ASCII String Length in Different Encodings
Understand how plain ASCII text is measured in character count, code points, grapheme clusters, and byte sizes across UTF-8, UTF-16, and UTF-32 encodings.
Detailed Explanation
ASCII: The Simplest Case
For pure ASCII strings (characters U+0000 through U+007F), all length measurements yield consistent and predictable results. This makes ASCII the perfect starting point for understanding string length.
Example String
Hello, World!
Length Measurements
| Metric | Value |
|---|---|
JavaScript .length |
13 |
| Code points | 13 |
| Grapheme clusters | 13 |
| UTF-8 bytes | 13 |
| UTF-16 bytes | 26 |
| UTF-32 bytes | 52 |
Why They Match (Mostly)
Every ASCII character maps to a single Unicode code point below U+0080. In UTF-8, these code points each require exactly 1 byte because UTF-8 was designed to be backward-compatible with ASCII. This means UTF-8 byte count equals the character count for pure ASCII.
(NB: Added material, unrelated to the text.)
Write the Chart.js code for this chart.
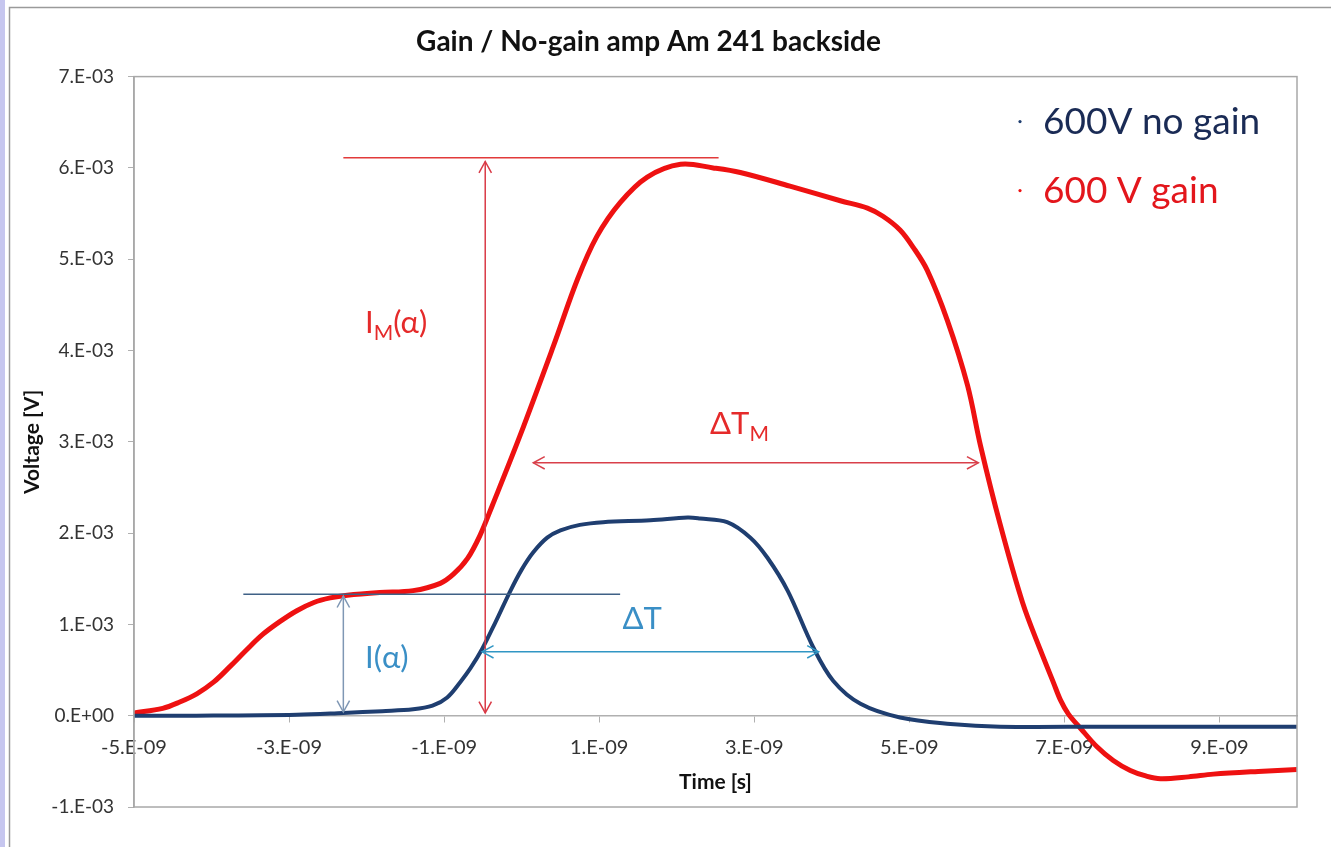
<!DOCTYPE html>
<html>
<head>
<meta charset="utf-8">
<title>Gain / No-gain amp Am 241 backside</title>
<script src="https://cdn.jsdelivr.net/npm/chart.js@4.4.1/dist/chart.umd.min.js"></script>
<style>
  html, body { margin: 0; padding: 0; background: #fff; }
  #wrap { width: 1333px; height: 847px; position: relative; }
</style>
</head>
<body>
<div id="wrap"><canvas id="pulseChart"></canvas></div>
<script>
// time in ns (1.E-09 s), voltage in mV (1.E-03 V)
var noGainTime = [-5.0, -4.2, -2.9, -2.3, -1.8, -1.4, -1.15, -0.96, -0.79, -0.66, -0.51, -0.34, -0.15, 0.0, 0.15, 0.33, 0.50, 0.75, 1.05, 1.66, 2.14, 2.30, 2.65, 2.95, 3.17, 3.43, 3.76, 4.02, 4.37, 4.88, 5.53, 6.17, 7.5, 10.0]
var noGainVolt = [0.0, 0.0, 0.01, 0.03, 0.05, 0.07, 0.11, 0.20, 0.37, 0.52, 0.73, 1.02, 1.36, 1.60, 1.79, 1.95, 2.03, 2.09, 2.12, 2.14, 2.17, 2.16, 2.12, 1.95, 1.73, 1.37, 0.75, 0.38, 0.13, -0.02, -0.09, -0.12, -0.12, -0.12]

var gainTime = [-5.0, -4.63, -4.41, -4.19, -3.97, -3.76, -3.55, -3.34, -3.12, -2.90, -2.68, -2.47, -2.25, -1.83, -1.40, -1.05, -0.88, -0.70, -0.54, -0.38, -0.02, 0.41, 0.72, 0.97, 1.27, 1.62, 2.05, 2.47, 2.82, 3.46, 4.11, 4.46, 4.66, 4.88, 5.05, 5.23, 5.49, 5.75, 5.92, 6.17, 6.46, 6.69, 6.86, 6.95, 7.05, 7.21, 7.42, 7.63, 7.85, 8.05, 8.24, 8.60, 8.92, 9.50, 10.0]
var gainVolt = [0.03, 0.08, 0.15, 0.24, 0.37, 0.54, 0.72, 0.89, 1.03, 1.15, 1.24, 1.29, 1.32, 1.35, 1.37, 1.45, 1.55, 1.72, 1.97, 2.30, 3.07, 4.05, 4.78, 5.25, 5.62, 5.90, 6.04, 6.00, 5.95, 5.80, 5.64, 5.56, 5.47, 5.32, 5.13, 4.88, 4.33, 3.62, 2.95, 2.10, 1.24, 0.72, 0.36, 0.17, 0.02, -0.14, -0.34, -0.49, -0.60, -0.66, -0.69, -0.67, -0.64, -0.61, -0.59]

var xTicks = [-5, -3, -1, 1, 3, 5, 7, 9]
var yTicks = [-1, 0, 1, 2, 3, 4, 5, 6, 7]

var seriesNames = ['600V no gain', '600 V gain']
var seriesColors = ['#1f3e70', '#ee1111']

function toPoints(xs, ys) {
  return xs.map((x, i) => ({x: x, y: ys[i]}))
}

function arrowHead(ctx, x, y, dx, dy) {
  var a = Math.atan2(dy, dx)
  var s = 13
  ctx.beginPath()
  ctx.moveTo(x - s * Math.cos(a - 0.5), y - s * Math.sin(a - 0.5))
  ctx.lineTo(x, y)
  ctx.lineTo(x - s * Math.cos(a + 0.5), y - s * Math.sin(a + 0.5))
  ctx.stroke()
}

function segment(chart, x1, y1, x2, y2, color, width, heads) {
  var sx = chart.scales.x, sy = chart.scales.y, ctx = chart.ctx
  var px1 = sx.getPixelForValue(x1), py1 = sy.getPixelForValue(y1)
  var px2 = sx.getPixelForValue(x2), py2 = sy.getPixelForValue(y2)
  ctx.save()
  ctx.strokeStyle = color
  ctx.lineWidth = width
  ctx.beginPath()
  ctx.moveTo(px1, py1)
  ctx.lineTo(px2, py2)
  ctx.stroke()
  if (heads) {
    arrowHead(ctx, px1, py1, px1 - px2, py1 - py2)
    arrowHead(ctx, px2, py2, px2 - px1, py2 - py1)
  }
  ctx.restore()
}

// main text + optional subscript + tail, placed at a data position (baseline)
function label(chart, x, y, main, sub, tail, color) {
  var ctx = chart.ctx
  var px = chart.scales.x.getPixelForValue(x)
  var py = chart.scales.y.getPixelForValue(y)
  ctx.save()
  ctx.fillStyle = color
  ctx.textBaseline = 'alphabetic'
  ctx.textAlign = 'left'
  ctx.font = '31px Lato'
  ctx.fillText(main, px, py)
  px += ctx.measureText(main).width
  if (sub) {
    ctx.font = '21px Lato'
    ctx.fillText(sub, px, py + 7)
    px += ctx.measureText(sub).width
  }
  if (tail) {
    ctx.font = '31px Lato'
    ctx.fillText(tail, px, py)
  }
  ctx.restore()
}

var framePlugin = {
  id: 'frame',
  beforeDraw(chart) {
    var ctx = chart.ctx
    ctx.save()
    ctx.fillStyle = '#c6c6ef'
    ctx.fillRect(0, 0, 5, chart.height)
    ctx.strokeStyle = '#9a9a9a'
    ctx.lineWidth = 1.5
    ctx.beginPath()
    ctx.moveTo(9.5, chart.height)
    ctx.lineTo(9.5, 7.5)
    ctx.lineTo(chart.width - 2, 7.5)
    ctx.stroke()
    ctx.restore()
  },
  afterDraw(chart) {
    var a = chart.chartArea, ctx = chart.ctx
    ctx.save()
    ctx.strokeStyle = '#a8a8a8'
    ctx.lineWidth = 1.5
    ctx.strokeRect(a.left, a.top, a.right - a.left, a.bottom - a.top)
    ctx.restore()
  }
}

var markupPlugin = {
  id: 'markup',
  afterDatasetsDraw(chart) {
    // peak level and height of the gain pulse
    segment(chart, -2.30, 6.11, 2.54, 6.11, '#e23a3a', 1.5, false)
    segment(chart, -0.47, 6.07, -0.47, 0.03, '#d93a46', 1.5, true)
    // plateau level of the first step
    segment(chart, -3.59, 1.33, 1.27, 1.33, '#3f6186', 1.5, false)
    segment(chart, -2.30, 1.31, -2.30, 0.04, '#7f97b4', 1.5, true)
    // widths
    segment(chart, -0.51, 0.70, 3.83, 0.70, '#3196c4', 1.5, true)
    segment(chart, 0.15, 2.77, 5.89, 2.77, '#d9404a', 1.5, true)

    label(chart, -2.02, 4.19, 'I', 'M', '(\u03b1)', '#e52a2a')
    label(chart, 2.43, 3.08, '\u0394T', 'M', '', '#e52a2a')
    label(chart, -2.02, 0.52, 'I(\u03b1)', '', '', '#3a8fc6')
    label(chart, 1.30, 0.95, '\u0394T', '', '', '#3a8fc6')

    // legend
    var a = chart.chartArea, ctx = chart.ctx
    ctx.save()
    ctx.textBaseline = 'middle'
    ctx.textAlign = 'left'
    ctx.font = '37px Lato'
    var rows = [a.top + 45, a.top + 114]
    var textColors = ['#1a2b55', '#e3161c']
    chart.data.datasets.forEach((ds, i) => {
      ctx.fillStyle = ds.borderColor
      ctx.beginPath()
      ctx.arc(a.right - 277, rows[i], 1.6, 0, Math.PI * 2)
      ctx.fill()
      ctx.fillStyle = textColors[i]
      ctx.fillText(ds.label, a.right - 254, rows[i])
    })
    ctx.restore()
  }
}

Chart.defaults.font.family = 'Lato'
Chart.defaults.color = '#333'

var ctx = document.getElementById('pulseChart')
var pulseChart = new Chart(ctx, {
  type: 'line',
  data: {
    datasets: [{
      label: seriesNames[0],
      data: toPoints(noGainTime, noGainVolt),
      borderColor: seriesColors[0],
      borderWidth: 4,
      pointRadius: 0,
      tension: 0.35
    }, {
      label: seriesNames[1],
      data: toPoints(gainTime, gainVolt),
      borderColor: seriesColors[1],
      borderWidth: 5,
      pointRadius: 0,
      tension: 0.35
    }]
  },
  plugins: [framePlugin, markupPlugin],
  options: {
    responsive: true,
    maintainAspectRatio: false,
    animation: false,
    layout: { padding: { left: 0, top: 0, right: 36, bottom: 40 } },
    plugins: {
      legend: { display: false },
      tooltip: { enabled: false },
      title: {
        display: true,
        text: 'Gain / No-gain amp Am 241 backside',
        color: '#111',
        font: { size: 28, weight: 'bold' },
        padding: { top: 25, bottom: 18 }
      }
    },
    scales: {
      x: {
        type: 'linear',
        position: { y: 0 },
        min: -5,
        max: 10,
        afterBuildTicks: s => { s.ticks = xTicks.map(v => ({value: v})) },
        ticks: {
          padding: 14,
          font: { size: 20 },
          color: '#333',
          maxRotation: 0,
          callback: v => v + '.E-09'
        },
        grid: { drawOnChartArea: false, tickLength: 6, color: '#b0b0b0' },
        border: { color: '#b0b0b0', width: 1.5 },
        title: {
          display: true,
          text: 'Time [s]',
          color: '#111',
          font: { size: 21, weight: 'bold' },
          padding: { top: -4, bottom: 0 }
        }
      },
      y: {
        type: 'linear',
        min: -1,
        max: 7,
        afterBuildTicks: s => { s.ticks = yTicks.map(v => ({value: v})) },
        afterFit: s => { s.width = 134 },
        ticks: {
          padding: 14,
          font: { size: 19 },
          color: '#333',
          callback: v => v === 0 ? '0.E+00' : v + '.E-03'
        },
        grid: { drawOnChartArea: false, tickLength: 6, color: '#b0b0b0' },
        border: { color: '#a8a8a8', width: 1.5 },
        title: {
          display: true,
          text: 'Voltage [V]',
          color: '#111',
          font: { size: 21, weight: 'bold' },
          padding: { top: 20, bottom: 0 }
        }
      }
    }
  }
})
</script>
</body>
</html>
In UTF-16, every character still fits in a single 16-bit code unit, but each code unit is 2 bytes. So UTF-16 byte count is always 2 × character count for ASCII. UTF-32 uses a fixed 4 bytes per code point, so it is always 4 × code point count.
Practical Implication
If your application only handles ASCII text, you can safely use JavaScript's .length as the byte count for UTF-8 storage. However, the moment you allow user input with accented characters, CJK text, or emoji, this assumption breaks down completely.
Use Case
When validating input fields that are restricted to ASCII-only characters (like usernames, slugs, or machine identifiers), you can safely equate .length with UTF-8 byte count. This is common in URL slugs, file naming, and protocol-level identifiers.